Google Analytics cookies are technically first-party cookies, meaning they're set from your domain rather than from google.com. However, the data collected through these cookies is sent to and processed by Google (a form of third-party data transfers), so regulators still treat them as requiring consent similar to third-party tracking mechanisms.

### What cookies does GA4 set?

GA4 primarily sets two cookies: _ga (which stores the client ID with a two-year expiration) and _ga_ (which stores property-specific session and event data).

However, Google's global tag (gtag.js) can still set other cookies, such as _gid (used for session and user distinction and typically expires after 24 hours) and _gac_gb_ (for campaign-related information).

### How do I delete Google Analytics cookies?

Users can delete Google Analytics cookies through their browser settings. Navigate to Settings > Privacy > Cookies, find a website, and delete the _ga cookies. You can also clear all cookies, use private browsing modes, or block cookies entirely through browser settings or extensions.

### Can I use Google Analytics without cookies?

Yes, with limitations. GA4 can operate in a cookieless mode using Google Consent Mode, though this significantly reduces data quality and granularity. Server-side implementations can also track some events without browser cookies. However, standard client-side GA4 implementations rely heavily on cookies for full functionality.

### How does Google Analytics cookies work?

Google Analytics cookies work by storing a unique client ID in the user's browser.

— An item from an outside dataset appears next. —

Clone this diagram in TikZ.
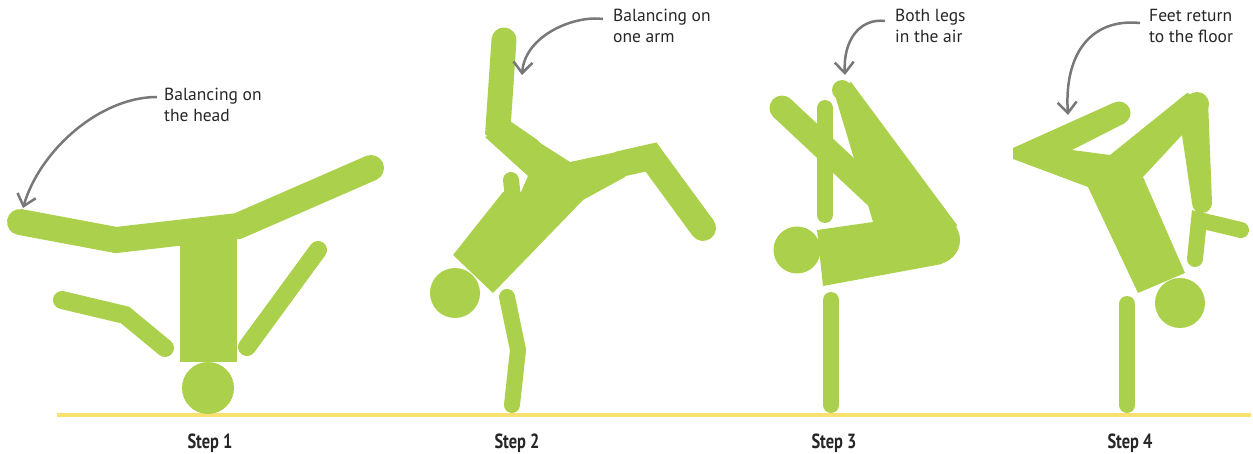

When someone visits your site, the GA tracking code checks for this cookie. If found, it reads the ID and sends it with behavioral data to Google's servers. This allows GA to connect multiple page views and sessions to the same user over time.

### How long do Google Analytics cookies last?

The primary _ga cookie and the _ga_ cookie from Google Analytics are set to expire two years after a user's last interaction. This expiration date is reset with each new visit. However, some browser policies, such as Apple's Intelligent Tracking Prevention (ITP), can reduce the cookie's lifespan to as little as 7 days, overriding the default setting.

### What are the analytics cookies used for?

Analytics cookies are used to track and measure user behavior on a website. They assign a unique identifier (Client ID) to a visitor to distinguish new and returning users and group their page views and interactions into a single session. This allows the website owner to accurately analyze traffic sources and evaluate site performance.